Prices have yet to be announced, but the regular Giulia is expected to kick off at around £32,000 when it reaches our shores in September. Even the base model comes with dual-zone climate control, cruise control and a whole range of active safety systems, including autonomous emergency braking.

Above that, the Super brings things like part-leather seats, paddleshift gearbox control and an excellent 14-speaker Harman Kardon stereo coupled to an 8.8-inch screen for the infotainment system. Controlled by a rotary dial on the centre console, the Alfa Connect system is beautifully integrated into the dash. It’s intuitive to use and clear to read, although the graphics aren’t as slick as some. The sat nav’s pronunciation of Italian place names also had us in stitches at times. Two further option packs, Sport and Lusso, will add to the kit count on the standard Giulia.

It has to be said, the interior of our Super Lusso test car looked great with its oh-so-Italian tan leather trim and Ferrari-esque circular vents. Material quality on the main soft touch surfaces is very good, although some of the plastic parts do feel a little flimsy.

A whole host of interior and exterior trim additions help to distinguish the Quadrifoglio, including a carbon fibre lip spoiler and a set of 19-inch alloys.  Again, prices have yet to be announced, but we’re told it will be competitive with the BMW M3, so expect somewhere in the region of £59,000.

All models offer enough room in the back for a six-foot passenger to travel in reasonable comfort, while the boot is competitively sized, albeit quite shallow due to the height of the rear deck.
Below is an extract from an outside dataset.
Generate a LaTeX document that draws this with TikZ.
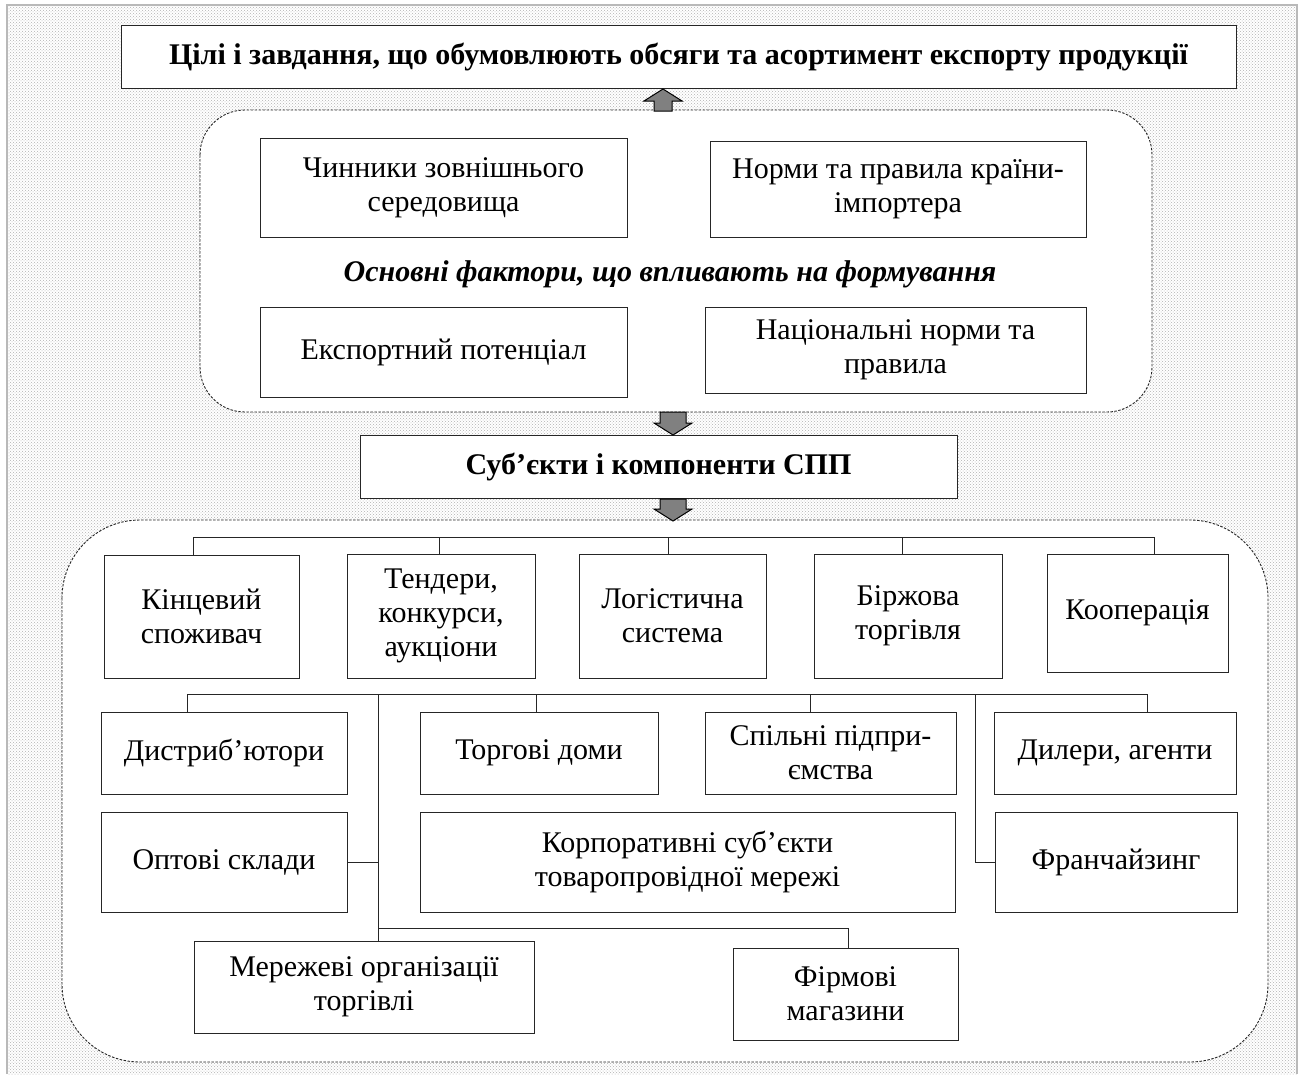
\documentclass[tikz,border=0pt]{standalone}
\usepackage{fontspec}
\setmainfont{Liberation Serif}
\usetikzlibrary{patterns}
\newcommand{\txtsize}{\fontsize{30}{34}\selectfont}
\tikzset{
  box/.style={draw=black!85, line width=1pt, fill=white, align=center, inner sep=0pt, font=\txtsize},
  container/.style={draw=black!85, line width=0.9pt, dash pattern=on 2.5pt off 1.5pt, fill=white},
  conn/.style={draw=black!85, line width=1pt},
  blockarrow/.style={draw=black, line width=1pt, fill=black!50, line join=miter}
}
\begin{document}
\begin{tikzpicture}[x=1pt,y=-1pt]
\useasboundingbox (0,0) rectangle (1306,1074);
% background
\fill[white] (0,0) rectangle (1306,1074);
\fill[pattern=crosshatch dots, pattern color=gray!60] (7,5) rectangle (1297,1074);
\draw[gray!55, line width=1.5pt] (7,1074) -- (7,5) -- (1297,5) -- (1297,1074);

% containers
\draw[container, rounded corners=45pt] (200,110) rectangle (1152,412);
\draw[container, rounded corners=78pt] (62,520) rectangle (1268,1062);

% top
\node[box, minimum width=1115, minimum height=63, font=\txtsize\bfseries] (top) at (678.5,56.5)
  {Цілі і завдання, що обумовлюють обсяги та асортимент експорту продукції};

% factors
\node[box, minimum width=367, minimum height=99] (f1) at (443.5,187.5) {Чинники зовнішнього\\середовища};
\node[box, minimum width=376, minimum height=96] (f2) at (898,189) {Норми та правила країни-\\імпортера};
\node[font=\txtsize\bfseries\itshape, inner sep=0pt] (lab) at (670,274) {Основні фактори, що впливають на формування};
\node[box, minimum width=367, minimum height=90] (f3) at (443.5,352) {Експортний потенціал};
\node[box, minimum width=381, minimum height=86] (f4) at (895.5,350) {Національні норми та\\правила};

% SPP
\node[box, minimum width=597, minimum height=63, font=\txtsize\bfseries] (spp) at (658.5,466.5) {Суб’єкти і компоненти СПП};

% arrows
\coordinate (ua) at (663,89);
\draw[blockarrow] (ua) -- ++(19,12) -- ++(-10,0) -- ++(0,10) -- ++(-18,0) -- ++(0,-10) -- ++(-10,0) -- cycle;
\coordinate (da1) at (673,435);
\draw[blockarrow] (da1) -- ++(19,-12) -- ++(-6,0) -- ++(0,-11) -- ++(-26,0) -- ++(0,11) -- ++(-6,0) -- cycle;
\coordinate (da2) at (673,521);
\draw[blockarrow] (da2) -- ++(19,-12) -- ++(-6,0) -- ++(0,-10) -- ++(-26,0) -- ++(0,10) -- ++(-6,0) -- cycle;

% row 1
\node[box, minimum width=195, minimum height=123] (k1) at (201.5,616.5) {Кінцевий\\споживач};
\node[box, minimum width=188, minimum height=124] (k2) at (441,616) {Тендери,\\конкурси,\\аукціони};
\node[box, minimum width=187, minimum height=124] (k3) at (672.5,616) {Логістична\\система};
\node[box, minimum width=188, minimum height=124] (k4) at (908,616) {Біржова\\торгівля};
\node[box, minimum width=181, minimum height=118] (k5) at (1137.5,613) {Кооперація};

\coordinate (b1) at (193,537);
\coordinate (b2) at (439,537);
\coordinate (b3) at (668,537);
\coordinate (b4) at (902,537);
\coordinate (b5) at (1154,537);
\draw[conn] (b1 |- k1.north) -- (b1) -- (b5) -- (b5 |- k5.north);
\draw[conn] (b2) -- (b2 |- k2.north);
\draw[conn] (b3) -- (b3 |- k3.north);
\draw[conn] (b4) -- (b4 |- k4.north);

% row 2
\node[box, minimum width=246, minimum height=82] (d1) at (224,753) {Дистриб’ютори};
\node[box, minimum width=238, minimum height=82] (d2) at (539,753) {Торгові доми};
\node[box, minimum width=251, minimum height=82] (d3) at (830.5,753) {Спільні підпри-\\ємства};
\node[box, minimum width=242, minimum height=82] (d4) at (1115,753) {Дилери, агенти};

% row 3
\node[box, minimum width=246, minimum height=100] (o1) at (224,862) {Оптові склади};
\node[box, minimum width=535, minimum height=100] (o2) at (687.5,862) {Корпоративні суб’єкти\\товаропровідної мережі};
\node[box, minimum width=242, minimum height=100] (o3) at (1116,862) {Франчайзинг};

% row 4
\node[box, minimum width=340, minimum height=92] (m1) at (364,987) {Мережеві організації\\торгівлі};
\node[box, minimum width=225, minimum height=92] (m2) at (845.5,994) {Фірмові\\магазини};

% row 2 connectors
\coordinate (c1) at (187,694);
\coordinate (tr) at (378,694);
\coordinate (c2) at (536,694);
\coordinate (c3) at (810,694);
\coordinate (tr2) at (975,694);
\coordinate (c4) at (1147,694);
\draw[conn] (c1 |- d1.north) -- (c1) -- (c4) -- (c4 |- d4.north);
\draw[conn] (c2) -- (c2 |- d2.north);
\draw[conn] (c3) -- (c3 |- d3.north);
\draw[conn] (tr) -- (tr |- m1.north);
\draw[conn] (o1.east) -- (o1.east -| tr);
\coordinate (fj) at (848,928);
\draw[conn] (fj -| tr) -- (fj) -- (fj |- m2.north);
\draw[conn] (tr2) |- (o3.west);
\end{tikzpicture}
\end{document}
Split folding rear seats will be available, but only as an option.

So has the long-awaited Alfa Romeo comeback finally happened? It’s early days yet, but the answer appears to be yes. The Giulia has plenty of charm, but crucially it’s also backed up with real ability. The Quadrifoglio, in particular, is a potential class leader. Some things, it seems, are worth the wait.